First of all, I entirely agree with you that the government needs open standards
for its purchasing. You have no argument with me there. Taxpayer money
should not be used to support one corporation against another. However, the
conclusions throughout pointed to government as our savior against the rapacious
corporations.
Although the government funded much of the early work on the internet and other
computing innovations, the actual work was done by individuals. The government's
role was to concentrate funds for the research. If the government did not
concentrate funds (and the public didn't expect them to) it is extremely probable
that some other institution would have.
As to the notion that it was government that brought us open software (and the
implication that it will be the government that will return it to us), I only need
to look at your article to refute it. Linux, apache, sendmail, Samba, etc., etc.
None of them are government projects. They existed long before the Microsoft
anti-trust trial.
The proper role of the government with regards to software is to keep out. Neither
promote one thing, or discourage another. The problem is solving itself right now
without the need for government assistance. There's always going to be speed bumps
on the highway of history, but if every time we encounter them, we stop to level
them out, we'll never get anywhere.
--
David Johnson
A Government Is a Body of People, Usually Notably Ungoverned
I think Microsoft filled/is filling an important role. They created an easy to use (albeit, buggy and expensive) OS and marketed it to the point that Windows became synonymous with "computer." I think there is also a benefit to everyone using the same OS, from a support perspective, an application perspective, a gaming perspective, etc. Without Windows I would not be the geek that I am, you can think less of me if you like, but I basically made my folks buy a PC and learned how to use it from scratch. You often must live with the swine to appreciate your bright shiny castle. What Linux needs is a one-button (my metaphor for mind-numbingly simple) install and setup that gives Net access, e-mail, and word processing. Then we can conquer the world. Oh yeah, and LOTS of drivers.
+&x
Overall, I enjoyed the article and found it very informative.

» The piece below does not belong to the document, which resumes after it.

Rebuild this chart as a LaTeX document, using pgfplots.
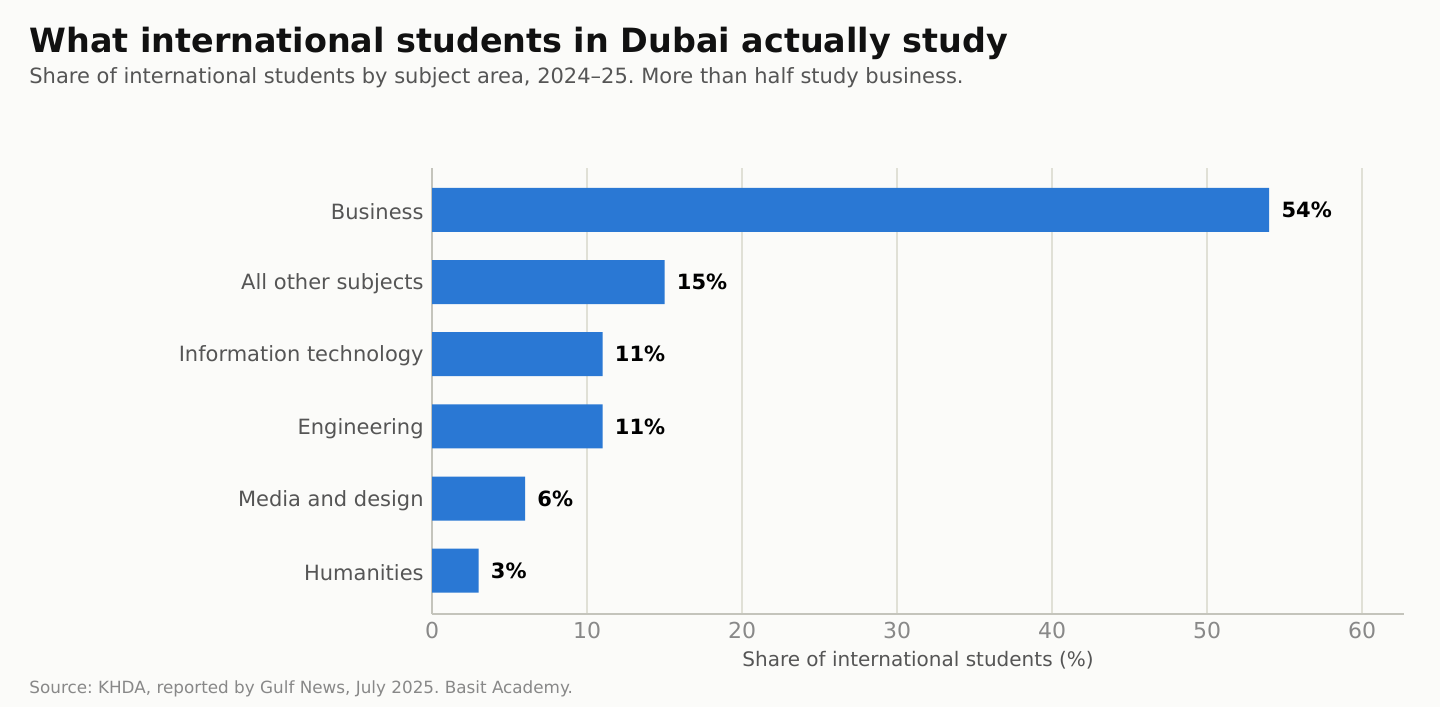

What is starting to concern me is that so much of the pro-free argument is expressed as anti-Microsoft. I think free/open software is quite capable of succeeding on its own merits, without ever referencing the big mean software company.
As far as many people are concerned, the server battle is already over. They like fast, efficient, reliable servers that can be configured with a dial-up connection and telnet.
They also like having bugs acknowledged and fixed quickly.
I can't criticize anyone for wanting to attack MS, given their FUD attacks on open source software. I just think its important that GNU/Linux, FreeBSD, [your favorite here] be perceived as something more than, "an alternative to Microsoft". If Microsoft trips over its own feet (it can happen -- ask Apple and IBM), we may someday find ourselves with nobody to hate.
Save the whales. Feed the hungry. Free the mallocs.